On July 13, 2018 the New York Times reported, “Jeremy Gold, an actuary who more than 25 years ago warned of the financial debacles now slowly playing out among the cities and states that sponsor pension plans for their teachers, police officers, bus drivers and other workers, died on July 6 in Manhattan.” Mr. Gold was one of the first actuaries to work on Wall Street. He started there in 1985, the time of corporate raiders and few restraints. These raiders went after pension funds, where Mr. Gold focused his attention. They believed the funds had more money than they needed so they took the surplus and used it to fund takeovers. When reality set in, the money was gone and worker’s retirement security with it. Mr. Gold had big questions about the advice actuaries gave employers on how to run their pension plans and embarked on a 30-year mission, “to save my profession.”
The state and local pension debacles of the ‘80s were partially responsible for the ongoing reduction in pension plans in the business world as well as government. An SOA blog by Paul Richmond on the Personal Actuary: A New Star in the Universe of Financial Advisors reported, “The need for pension actuaries has diminished substantially over the past decade as corporate retirement plans have been converted from defined benefit to defined contribution. The average pension actuary is well over age 50.” Mr. Richmond also posits that “Over the next 10 to 20 years, the need for qualified financial counselors and investment planners will expand rapidly. Considerable opportunities exist for ethical people, with a high degree of analytic ability, to perform these services, proving a valuable public service, while at the same time being rewarded handsomely.” He believes actuaries can fill this void.

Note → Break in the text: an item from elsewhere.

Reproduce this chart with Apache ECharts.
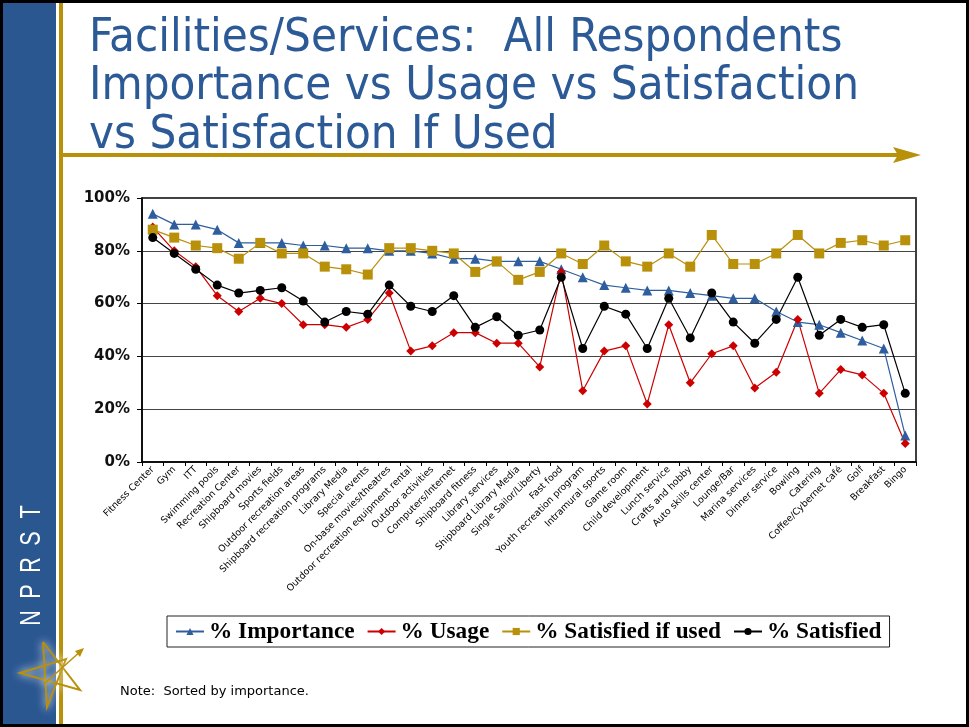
<!DOCTYPE html>
<html>
<head>
<meta charset="utf-8">
<script src="https://cdn.jsdelivr.net/npm/echarts@6/dist/echarts.min.js"></script>
<style>
  html, body { margin: 0; padding: 0; background: #fff; }
  #chart { width: 969px; height: 727px; }
</style>
</head>
<body>
<div id="chart"></div>
<script>
// categories sorted by importance
const categories = [
  'Fitness Center', 'Gym', 'ITT', 'Swimming pools', 'Recreation Center',
  'Shipboard movies', 'Sports fields', 'Outdoor recreation areas',
  'Shipboard recreation programs', 'Library Media', 'Special events',
  'On-base movies/theatres', 'Outdoor recreation equipment rental',
  'Outdoor activities', 'Computers/Internet', 'Shipboard fitness',
  'Library services', 'Shipboard Library Media', 'Single Sailor/Liberty',
  'Fast food', 'Youth recreation program', 'Intramural sports', 'Game room',
  'Child development', 'Lunch service', 'Crafts and hobby', 'Auto skills center',
  'Lounge/Bar', 'Marina services', 'Dinner service', 'Bowling', 'Catering',
  'Coffee/Cybernet café', 'Golf', 'Breakfast', 'Bingo'
]
const importance = [94, 90, 90, 88, 83, 83, 83, 82, 82, 81, 81, 80, 80, 79, 77, 77, 76, 76, 76, 73, 70, 67, 66, 65, 65, 64, 63, 62, 62, 57, 53, 52, 49, 46, 43, 10]
const usage = [89, 80, 74, 63, 57, 62, 60, 52, 52, 51, 54, 64, 42, 44, 49, 49, 45, 45, 36, 72, 27, 42, 44, 22, 52, 30, 41, 44, 28, 34, 54, 26, 35, 33, 26, 7]
const satisfiedIfUsed = [88, 85, 82, 81, 77, 83, 79, 79, 74, 73, 71, 81, 81, 80, 79, 72, 76, 69, 72, 79, 75, 82, 76, 74, 79, 74, 86, 75, 75, 79, 86, 79, 83, 84, 82, 84]
const satisfied = [85, 79, 73, 67, 64, 65, 66, 61, 53, 57, 56, 67, 59, 57, 63, 51, 55, 48, 50, 70, 43, 59, 56, 43, 62, 47, 64, 53, 45, 54, 70, 48, 54, 51, 52, 26]
const yTicks = [0, 20, 40, 60, 80, 100]
const titleLines = [
  'Facilities/Services:  All Respondents',
  'Importance vs Usage vs Satisfaction',
  'vs Satisfaction If Used'
]
const brand = ['N', 'P', 'R', 'S', 'T']

const chart = echarts.init(document.getElementById('chart'))

const gold = '#B8900A'
const blue = '#2B5A96'

function lineSeries(name, data, color, symbol, size) {
  return {
    name: name,
    type: 'line',
    data: data,
    symbol: symbol,
    symbolSize: size,
    lineStyle: { color: color, width: 1.2 },
    itemStyle: { color: color },
    emphasis: { disabled: true },
    z: 3
  }
}

// slide decoration
const graphics = [
  { type: 'rect', shape: { x: 1.5, y: 1.5, width: 966, height: 724 }, style: { fill: 'none', stroke: '#000', lineWidth: 3 }, z: 10 },
  { type: 'rect', shape: { x: 3, y: 3, width: 53, height: 721 }, style: { fill: '#2B5791' }, z: 1 },
  { type: 'rect', shape: { x: 59, y: 3, width: 4, height: 721 }, style: { fill: gold }, z: 1 },
  { type: 'rect', shape: { x: 63, y: 153, width: 835, height: 4 }, style: { fill: gold }, z: 1 },
  { type: 'polygon', shape: { points: [[893, 147], [921, 155], [893, 163], [898, 155]] }, style: { fill: gold }, z: 1 },
  // star logo
  {
    type: 'polyline',
    shape: { points: [[43, 642], [80, 690], [20, 673], [66, 659], [47, 707], [43, 642]] },
    style: { stroke: gold, lineWidth: 2, fill: 'none', shadowBlur: 8, shadowColor: '#fff' },
    z: 2
  },
  {
    type: 'polyline',
    shape: { points: [[44, 684], [82, 650]] },
    style: { stroke: gold, lineWidth: 1.5, shadowBlur: 6, shadowColor: '#fff' },
    z: 2
  },
  { type: 'polygon', shape: { points: [[84, 648], [75, 651], [80, 657]] }, style: { fill: gold }, z: 2 },
  {
    type: 'text',
    x: 120, y: 692,
    style: {
      text: 'Note:  Sorted by importance.',
      fill: '#000',
      font: '13px DejaVu Sans, Tahoma, sans-serif',
      verticalAlign: 'middle'
    }
  }
]

titleLines.forEach(function (t, i) {
  graphics.push({
    type: 'text',
    x: 89,
    y: 62 + i * 48.5,
    style: {
      text: t,
      fill: blue,
      font: '47px DejaVu Sans Condensed, DejaVu Sans, sans-serif',
      verticalAlign: 'bottom'
    },
    z: 2
  })
})

brand.forEach(function (ch, i) {
  graphics.push({
    type: 'text',
    x: 31.5,
    y: 618 - i * 26.5,
    rotation: Math.PI / 2,
    scaleX: 0.72,
    style: {
      text: ch,
      fill: '#fff',
      font: '30px Liberation Sans, sans-serif',
      align: 'center',
      verticalAlign: 'middle'
    },
    z: 2
  })
})

chart.setOption({
  animation: false,
  legend: {
    data: ['% Importance', '% Usage', '% Satisfied if used', '% Satisfied'],
    left: 167,
    top: 616,
    itemWidth: 28,
    itemHeight: 9,
    itemGap: 12,
    padding: [4, 8, 4, 8],
    borderColor: '#222',
    borderWidth: 1,
    textStyle: {
      fontFamily: 'Liberation Serif, Times New Roman, serif',
      fontWeight: 'bold',
      fontSize: 23.3,
      color: '#000'
    }
  },
  grid: {
    left: 142,
    top: 198,
    right: 53,
    bottom: 265,
    show: true,
    borderColor: '#000',
    borderWidth: 1.5,
    containLabel: false
  },
  xAxis: {
    type: 'category',
    data: categories,
    boundaryGap: true,
    axisLine: { lineStyle: { color: '#000', width: 1.5 } },
    axisTick: { show: true, inside: false, length: 4, lineStyle: { color: '#000' } },
    axisLabel: {
      interval: 0,
      rotate: 45,
      margin: 6,
      fontFamily: 'DejaVu Sans, Tahoma, sans-serif',
      fontSize: 9.4,
      color: '#000'
    }
  },
  yAxis: {
    type: 'value',
    min: yTicks[0],
    max: yTicks[yTicks.length - 1],
    interval: 20,
    axisLine: { show: true, lineStyle: { color: '#000', width: 1.5 } },
    axisTick: { show: true, length: 5, lineStyle: { color: '#000' } },
    splitLine: { lineStyle: { color: '#444', width: 1.2 } },
    axisLabel: {
      formatter: '{value}%',
      fontFamily: 'DejaVu Sans, Verdana, sans-serif',
      fontWeight: 'bold',
      fontSize: 15,
      color: '#111',
      margin: 12
    }
  },
  series: [
    lineSeries('% Importance', importance, '#2E5E9E', 'triangle', 10),
    lineSeries('% Usage', usage, '#CC0000', 'diamond', 9),
    lineSeries('% Satisfied if used', satisfiedIfUsed, gold, 'rect', 10),
    lineSeries('% Satisfied', satisfied, '#000', 'circle', 9)
  ],
  graphic: graphics
})
</script>
</body>
</html>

An actuary and research scholar at the Stanford Center for Longevity, Steve Vernon, has entered into this financial advisor void. He focuses on helping older workers navigate the critical decision they need to make as they transition from employment to retirement. A financial advisor typically tells clients they need 70-80% of pre-retirement income for retirement. This is a focus on income generation. Vernon believes a more careful analysis of living expenses needed in retirement would change this analysis. He matches up these expenses with what he calls retirement paychecks and provides insights on how to manages those “paychecks.” He addresses social security, pensions, annuities and reverse mortgages and timing for all of the above and savings. Will other actuaries follow him in this much-needed application of their skills as a financial advisor?